Lelaki itu menceritakan kembali percakapannya, “Kami bertanya padanya, ‘Wahai Abu Ma’mar, bagaimana keadaanmu?’”
Ia menjawab lemah, “Demi Allah… aku sakit…”
Namun tiba-tiba, ia menunjuk ke arah peti di sudut rumahnya. “Di situ ada seratus ribu dinar. Belum aku keluarkan zakatnya… Belum juga kugunakan untuk sanak kerabatku…”
Hening.
“Wahai Abu Ma’mar,” kami bertanya, “untuk apa engkau mengumpulkan semua itu?”
Dengan suara berat, ia menjawab, “Aku kumpulkan sebagai antisipasi… untuk menghadapi zaman yang penuh bencana. Untuk menjaga diri dari kesewenangan penguasa… dan, ya… untuk kebanggaan diri…”
Mendengar cerita itu, Hasan Al-Bashri menarik nafas dalam. Pandangannya tajam namun getir.

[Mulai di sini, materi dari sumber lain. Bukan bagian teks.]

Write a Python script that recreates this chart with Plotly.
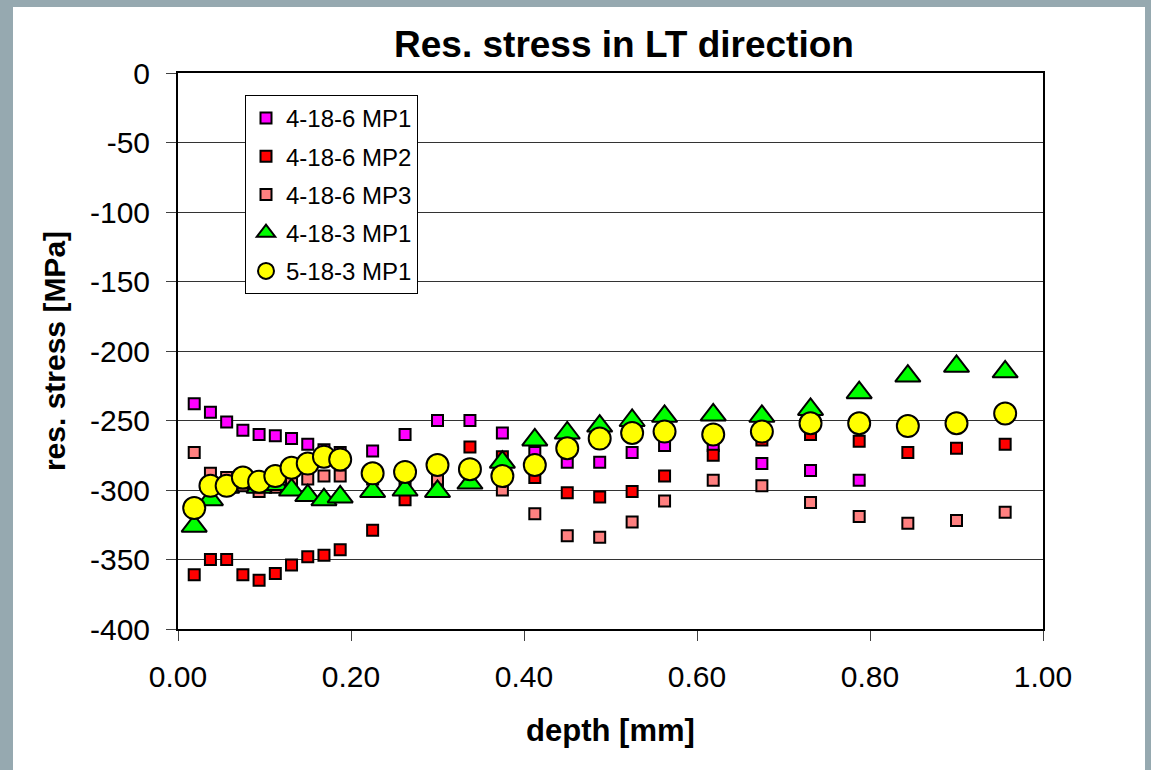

"Celaka..." bisiknya lirih, lalu suaranya meninggi pelan-pelan, "Celaka orang yang diperdaya oleh setan—dengan ketakutan palsu tentang masa depan. Ketakutan akan lapar, akan penguasa, akan kehilangan… Hingga lupa pada amanah Allah dan kesempatan hidup yang telah diberikan padanya."
Hasan menunduk. Suasana jadi sendu. Lalu ia berkata lagi dengan suara bergetar:
“Sungguh… ia pergi dari dunia ini sebagai orang yang terampas. Pergi dengan hati yang gundah, hina, dan penuh cela.”
Kemudian, dengan tatapan tajam kepada para muridnya, ia berseru,
“Wahai para pewaris! Jangan tertipu sebagaimana sahabat kalian tertipu!”
Beberapa kepala menunduk. Ada yang memejamkan mata. Kata-kata Hasan menusuk ke dalam dada.
“Harta datang kepadamu secara halal. Maka jangan sampai ia berubah menjadi malapetaka.”
Hasan berjalan beberapa langkah, lalu berhenti, seolah menimbang sesuatu di dadanya. Kemudian ia melanjutkan:
“Lihatlah orang yang mengumpulkannya! Ia kerja keras siang dan malam, menempuh gurun dan rimba, melewati dataran tandus dan tanah asing… Ia genggam hartanya erat-erat, mengikatnya rapat dalam peti. Tapi ia lupa—lupa pada zakat, lupa pada fakir miskin, lupa pada kerabatnya sendiri.”
Lalu Hasan terdiam.
Diam yang menggantung di langit-langit ruangan. Para muridnya menahan nafas, menunggu kata selanjutnya.
Dengan suara pelan, nyaris berbisik, Hasan berkata:
“Sesungguhnya… hari kiamat adalah hari penyesalan. Dan penyesalan yang paling besar… adalah ketika seseorang melihat hartanya berada di timbangan amal orang lain…”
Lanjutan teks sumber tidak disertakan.